SP general secretary Ram Gopal Yadav told reporters in Lucknow, “In Bihar the party will contest separately. The bigger parties in the alliance did not consult us while declaring seats due to which the SP felt humiliated. This is not the ‘gathbandhan dharma’.”
The decision to walk out of the coalition was taken at a meeting of SP parliamentary board in the presence of party chief Mulayam Singh Yadav, who had brokered peace between Nitish Kumar and RJD supremo Lalu Prasad and succeeded in persuading the latter to accept the Bihar Chief Minister as the secular alliance’s chief ministerial candidate.
The development, coming weeks ahead of the high-stakes electoral battle may split the secular votes being eyed by the JD(U)-RJD-Congress combine.
However, president Sharad Yadav put up a brave face, claiming differences with Samajwadi Party will be sorted out and the alliance will remain intact.
Today’s development may also put into jeopardy the proposed merger of six splintered parties of the erstwhile Janata Parivar into one political entity. These parties– SP, RJD, JD(U), JD(S), INLD and Samajwadi Janata Party–had in April this year announced a merger, which they had said, would be formalised after the Bihar elections.
Yadav said it was the duty of the major secular alliance constituents to consult SP before finalising seat-sharing arrangement.
“We came to know about this through the media. This is not ‘gathbandhan dharma’ and SP felt humiliated,” he said.
As the fledgling coalition faced turbulence, JD(U) scrambled to salvage the situation. Party president Sharad Yadav spoke to Mulayam and hoped a “solution” will be found soon.
“We are old very old colleagues. I have to talk to Bhai (brother) Mulayam. I have talked to him once. I will talk to him again. We will resolve this finally,” Yadav told reporters in Delhi, hours after Ram Gopal Yadav announced the SP’s decision to opt out of the coalition and go it alone.
The JD(U) leader dismissed suggestions of SP “playing into the hands of BJP” by walking out of the secular alliance.
“This angle is not correct. Mulayam Singh Yadav is not someone new (to politics).

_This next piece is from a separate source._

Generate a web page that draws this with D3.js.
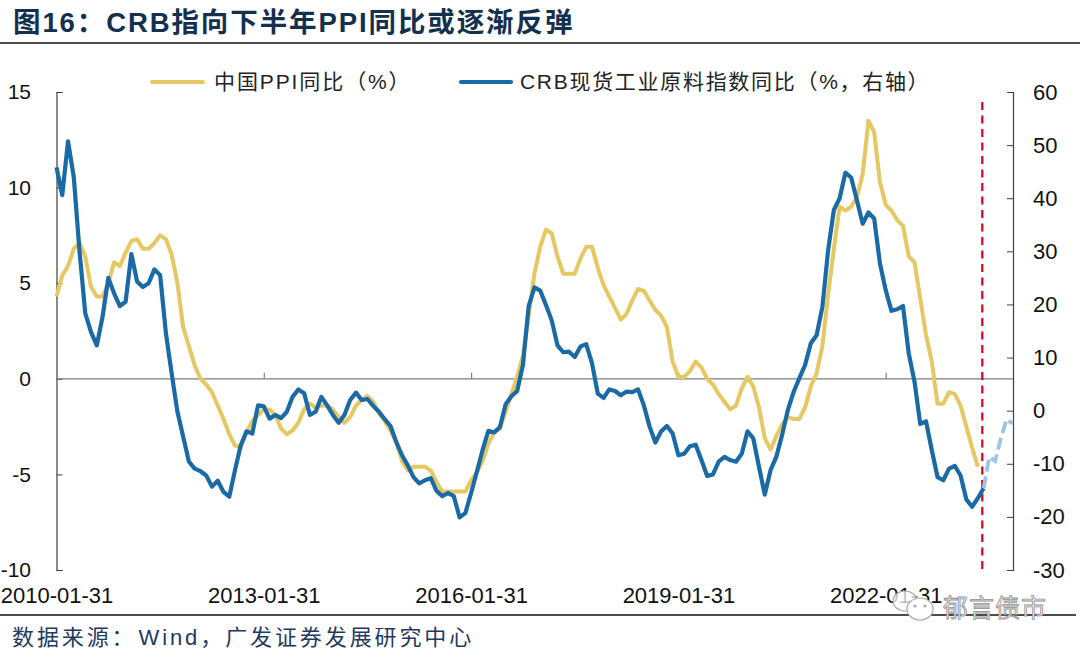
<!DOCTYPE html>
<html><head><meta charset="utf-8">
<script src="https://cdnjs.cloudflare.com/ajax/libs/d3/7.8.5/d3.min.js"></script>
<style>
html,body{margin:0;padding:0;background:#fff;overflow:hidden}
svg{display:block}
text{font-family:"Liberation Sans","Noto Sans CJK SC",sans-serif}
</style></head><body>
<svg id="c" width="1080" height="655"></svg>
<script>
const titleText="图16：CRB指向下半年PPI同比或逐渐反弹";
const sourceParts=["数据来源：","Wind，广发证券发展研究中心"];
const legendPPI="中国PPI同比（%）";
const legendCRB="CRB现货工业原料指数同比（%，右轴）";
const xLabels=["2010-01-31","2013-01-31","2016-01-31","2019-01-31","2022-01-31"];
const xLabelMonths=[0,36,72,108,144];
const leftTicks=[15,10,5,0,-5,-10];
const rightTicks=[60,50,40,30,20,10,0,-10,-20,-30];
// China PPI y/y, monthly from 2010-01
const ppi=[4.3,5.4,5.9,6.8,7.1,6.4,4.8,4.3,4.3,5.0,6.1,5.9,
6.6,7.2,7.3,6.8,6.8,7.1,7.5,7.3,6.5,5.0,2.7,1.7,
0.7,0.0,-0.3,-0.7,-1.4,-2.1,-2.9,-3.5,-3.6,-2.8,-2.2,-1.9,
-1.6,-1.6,-1.9,-2.6,-2.9,-2.7,-2.3,-1.6,-1.3,-1.5,-1.4,-1.4,
-1.6,-2.0,-2.3,-2.0,-1.4,-1.1,-0.9,-1.2,-1.8,-2.2,-2.7,-3.3,
-4.3,-4.8,-4.6,-4.6,-4.6,-4.8,-5.4,-5.9,-5.9,-5.9,-5.9,-5.9,
-5.3,-4.9,-4.3,-3.4,-2.8,-2.6,-1.7,-0.8,0.1,1.2,3.3,5.5,
6.9,7.8,7.6,6.4,5.5,5.5,5.5,6.3,6.9,6.9,5.8,4.9,
4.3,3.7,3.1,3.4,4.1,4.7,4.6,4.1,3.6,3.3,2.7,0.9,
0.1,0.1,0.4,0.9,0.6,0.0,-0.3,-0.8,-1.2,-1.6,-1.4,-0.5,
0.1,-0.4,-1.5,-3.1,-3.7,-3.0,-2.4,-2.0,-2.1,-2.1,-1.5,-0.4,
0.3,1.7,4.4,6.8,9.0,8.8,9.0,9.5,10.7,13.5,12.9,10.3,
9.1,8.8,8.3,8.0,6.4,6.1,4.2,2.3,0.9,-1.3,-1.3,-0.7,
-0.8,-1.4,-2.5,-3.6,-4.6];
// CRB spot raw industrials y/y (right axis), monthly from 2010-01
const crb=[45.8,40.6,50.7,44,30,18.3,14.8,12.3,17.7,25,22.1,19.7,
20.5,29.5,24.3,23.3,24,26.6,25.5,14.6,7,-0.2,-4.9,-9.6,
-10.9,-11.4,-12.2,-14.3,-13.2,-15.3,-16.2,-11.2,-6.5,-3.9,-4.3,1,
0.8,-1.5,-0.8,-1.4,-0.2,2.6,4,3.3,-0.8,-0.2,2.6,1,
-0.8,-2.3,-0.8,2,3.4,2,2.2,0.9,-0.2,-1.6,-2.9,-5.9,
-8.4,-10.3,-12.5,-13.7,-13.1,-12.7,-15.1,-16.1,-15.5,-16.1,-20.1,-19.3,
-15.5,-11.5,-7.4,-3.8,-4.1,-3.1,1.2,2.7,3.7,8.6,19.7,23.2,
22.6,19.9,17,12.3,11,11.1,10.1,12.1,12.5,8.9,3.2,2.4,
4,3.7,2.9,3.6,3.5,4,1,-3,-6,-3.9,-2.9,-4.3,
-8.4,-8.1,-6.7,-6.4,-9.3,-12.3,-12,-9.6,-8.7,-9.3,-9.6,-8.1,
-3.9,-5.2,-10.6,-15.8,-11.2,-8.7,-4.6,0.1,3.5,6.1,8.6,12.7,
14.2,19.5,30.2,37.8,40,44.8,43.9,39.6,35.2,37.3,36.2,27.7,
22.7,18.8,19.1,19.7,10.8,5.5,-2.5,-2,-7.4,-12.5,-13.1,-10.9,
-10.4,-12.2,-16.7,-18.1,-16.5,-14.6];
// Projection (right axis), continuing from the last CRB month
const crbProjection=[-14.6,-8.7,-9.5,-5.2,-1.6,-2.4];
const forecastMonth=161;

const svg=d3.select("#c");
const x=d3.scaleLinear().domain([0,36]).range([56.5,263.8]);
const yL=d3.scaleLinear().domain([-10,15]).range([570,92]);
const yR=d3.scaleLinear().domain([-30,60]).range([570,92]);
const cYellow="#E5C862",cBlue="#1A6BA5",cLight="#9DC3E6",cRed="#E0001B",cAxis="#404040",cText="#111";

// header / footer
svg.append("text").text(titleText).attr("x",13).attr("y",32).attr("font-size",27.5).attr("font-weight",700).attr("fill","#14304F").attr("letter-spacing",1.9);
svg.append("line").attr("x1",0).attr("x2",1080).attr("y1",43).attr("y2",43).attr("stroke","#111").attr("stroke-width",1.6);
svg.append("line").attr("x1",0).attr("x2",1076).attr("y1",615).attr("y2",615).attr("stroke","#111").attr("stroke-width",1.6);
const src=svg.append("text").attr("x",12).attr("y",645).attr("font-size",22).attr("fill","#1F3A5F").attr("letter-spacing",2.9);
src.append("tspan").text(sourceParts[0]);
src.append("tspan").attr("dx",2).text(sourceParts[1]);

// axes
function style(g,fs){
  g.selectAll(".domain").attr("stroke",cAxis).attr("stroke-width",1.2);
  g.selectAll(".tick line").attr("stroke",cAxis).attr("stroke-width",1);
  g.selectAll("text").attr("fill",cText).attr("font-size",fs).attr("font-family",'"Liberation Sans"');
}
const gL=svg.append("g").attr("transform","translate(56.5,0)")
  .call(d3.axisLeft(yL).tickValues(leftTicks).tickSize(-6).tickSizeOuter(-6).tickPadding(25.5).tickFormat(d=>d));
style(gL,21);
const gR=svg.append("g").attr("transform","translate(1013,0)")
  .call(d3.axisRight(yR).tickValues(rightTicks).tickSize(-6).tickSizeOuter(-6).tickPadding(20).tickFormat(d=>d));
style(gR,22);
const gZero=svg.append("g").attr("transform",`translate(0,${yL(0)})`)
  .call(d3.axisTop(x).tickValues(xLabelMonths.slice(1)).tickSize(6).tickSizeOuter(0).tickFormat(""));
gZero.select(".domain").attr("d",`M56.5,0H1013`).attr("stroke","#7F7F7F").attr("stroke-width",1.3);
gZero.selectAll(".tick line").attr("stroke","#7F7F7F").attr("stroke-width",1.2);
const gX=svg.append("g").attr("transform","translate(0,586)")
  .call(d3.axisBottom(x).tickValues(xLabelMonths).tickSize(0).tickPadding(1).tickFormat((d,i)=>xLabels[i]));
gX.select(".domain").remove();
gX.selectAll("text").attr("fill",cText).attr("font-size",22).attr("font-family",'"Liberation Sans"');

// red divider
svg.append("line").attr("x1",x(forecastMonth)-1.3).attr("x2",x(forecastMonth)-1.3)
  .attr("y1",102).attr("y2",571).attr("stroke",cRed).attr("stroke-width",2.2).attr("stroke-dasharray","8 5.5");

// series
const lineL=d3.line().x((d,i)=>x(i)).y(d=>yL(d)).curve(d3.curveLinear);
const lineR=d3.line().x((d,i)=>x(i)).y(d=>yR(d)).curve(d3.curveLinear);
svg.append("path").datum(ppi).attr("d",lineL).attr("fill","none").attr("stroke",cYellow).attr("stroke-width",4).attr("stroke-linejoin","round");
svg.append("path").datum(crb).attr("d",lineR).attr("fill","none").attr("stroke",cBlue).attr("stroke-width",4.2).attr("stroke-linejoin","round");
const lineP=d3.line().x((d,i)=>x(forecastMonth+i)).y(d=>yR(d));
svg.append("path").datum(crbProjection).attr("d",lineP).attr("fill","none").attr("stroke",cLight).attr("stroke-width",3.8).attr("stroke-dasharray","12 5");

// legend
svg.append("line").attr("x1",152).attr("x2",203).attr("y1",82).attr("y2",82).attr("stroke",cYellow).attr("stroke-width",4.2).attr("stroke-linecap","round");
svg.append("text").text(legendPPI).attr("x",214).attr("y",89).attr("font-size",21).attr("fill","#222").attr("letter-spacing",1.9);
svg.append("line").attr("x1",461).attr("x2",511).attr("y1",82).attr("y2",82).attr("stroke",cBlue).attr("stroke-width",4.2).attr("stroke-linecap","round");
svg.append("text").text(legendCRB).attr("x",520).attr("y",89).attr("font-size",21).attr("fill","#222").attr("letter-spacing",1.7);

// watermark
const wm=svg.append("g").attr("stroke","#a8a8a8").attr("stroke-width",1.2).attr("fill","none");
wm.append("ellipse").attr("cx",905).attr("cy",601).attr("rx",12).attr("ry",10).attr("fill","#fff").attr("fill-opacity",0.75);
wm.append("ellipse").attr("cx",920).attr("cy",609).attr("rx",13).attr("ry",11).attr("fill","#fff");
wm.append("circle").attr("cx",915).attr("cy",606).attr("r",1).attr("fill","#a8a8a8");
wm.append("circle").attr("cx",925).attr("cy",606).attr("r",1).attr("fill","#a8a8a8");
svg.append("text").text("郁言债市").attr("x",943).attr("y",617).attr("font-size",25).attr("fill","#f2f2f2").attr("stroke","#8f8f8f").attr("stroke-width",0.8).attr("letter-spacing",1);
</script>
</body></html>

There was a time when he had even got the sobriquet of Maulana Mulayam. Please don’t infer any such meaning. Political leaders meet among themselves. Even I meet leaders of many parties. Does that I mean I am working in tandem with them.”
“We will solve the probem that has arisen. You have to see the country is full of internal contradictions,” Yadav said.
He was responding to a question whether he suspected SP of playing according to BJP’s script by storming out of the alliance in Bihar.
Mulayam Singh Yadav had met Prime Minister Narendra Modi some time back, while party General Secretary Ram Gopal Yadav reportedly met BJP Chief Amit Shah on Monday before a meeting of NDA constituents.
Yadav, when asked about the future of the ‘Janata Parivar’ merger, did not give a categorical answer and only reminded the media about his statement when he had ruled out the formalisation of the merger before Bihar polls. Yadav said at that time iself, he had said he would not sign the “death warrant” of the party.
Yadav said the party was not happy with the paltry two or five seats offered out of the 243 in the state assembly.
“We will win many more seats by contesting on our own as compared to that being offered by the alliance. We will contest respectfully,” he said.
SP is the second party after Sharad Pawar’s NCP to have quit the alliance over allocation of a handful of seats to them by the major players in the coalition.
Under the arrangement initially announced by Nitish Kumar and Lalu Prasad recently, JD(U) and RJD were to contest 100 seats each and Congress 40, leaving the rest three in the 243-member assembly for NCP. Dissatisfied, NCP walked out.
Lalu, who also has family ties with Mulayam, had said he may cede a few seats for SP, if need be. After NCP quit the alliance, the three seats set aside for it, besides two from the RJD quota, were spared for SP.
“Respecting the sentiments of the party workers, SP has decided to go all alone in Bihar Assembly elections,” he said.
Though Samajwadi Party has been a marginal player in Bihar politics, its presence in the alliance would have led to greater consolidation of secular votes. It had fielded 146 candidates in the last elections and garnered 0.55 per cent of total votes polled.